Fetchmail is a program that fetches mail from POP3 and IMAP servers. Upon retrieving an e-mail it is handed over to my SMTP server. There is one e-mail account that does not work (directly) with fetchmail, and that is my Hotmail address. For that I use a program called Hotway which is a http2pop3 proxy. It acts like a pop3 server, but in the background it logs into the Hotmail website and retrieves the e-mails over HTTP. It's butt-ugly, but it works.
Filtering spam
From now on all mail is handled as if it arrived directly over SMTP.
Let's follow a mail through the system.
The first thing to do is spam-checking. The longer you wait with that, the more time you waste on mail that will be deleted anyway. Spamassassin with the Bayesian classifier is my favorite anti-spam solution.

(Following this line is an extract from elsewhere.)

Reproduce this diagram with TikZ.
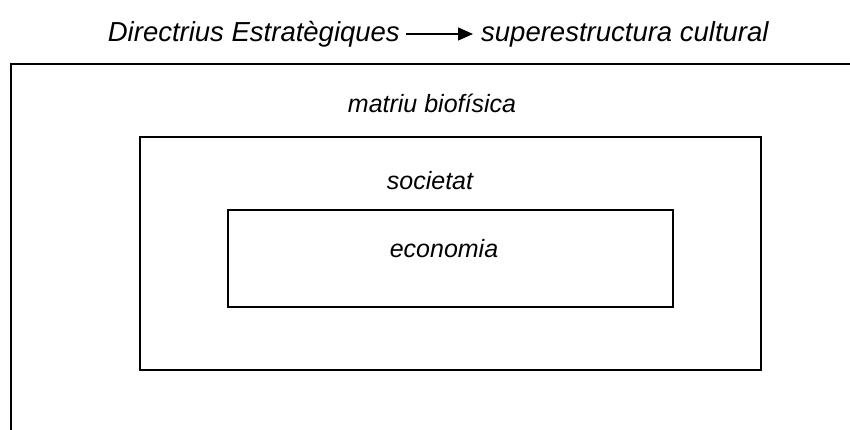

When I say that it's the first thing, I really mean it. My mail server does not acknowledge the reception of an e-mail until it has been scanned. If the system thinks it's spam it will not acknowledge the reception, but refuse it. The sending server will then have to bounce my error message back to the sender.
However, must spam has a falsified sender address. Sending it back will only increase the problem. Therefore, if the server is truly convinced that it is spam, it will _not_ refuse it. Instead it will accept it and delete it immediately. No need to burden the sending server any more with a mail that's spam anyway.
The other side of the story is mail that the system cannot decide on. These mails are put into a special mail folder that I manually check about once a week. It's been months since my last false positive, but I prefer err on the side of caution.
Bayesian classifier
Spamassassin includes a Bayesian classifier, that is trained on your own e-mail. It learns the differences between e-mails that you have designated 'spam' or 'ham' (not-spam). For this purpose I have two special mail folders named 'spam' and 'ham'. Any mail that I put into these folders is automatically added to the training set of the classifier. If I find a mail that is misclassified I put it into those folders.
(This way of training, called Train-On-Error, is not optimal. It will not learn changes in your behaviour until you find out that it has been making mistakes. Training on my entire mail archive is not feasible because it would take too much time. I intend to write something that uses a sample of recent mail.)
Sorting into mailboxes
Now that the mail has been accepted, it needs to be delivered into a local mail folder.
I use the Sieve mail filtering language. Sieve is a standarized language to define mail filters. There is a special protocol for (remotely) managing Sieve scripts. The advantage of Sieve is that all filtering is done on the server, but I can still write filters from within my mail client.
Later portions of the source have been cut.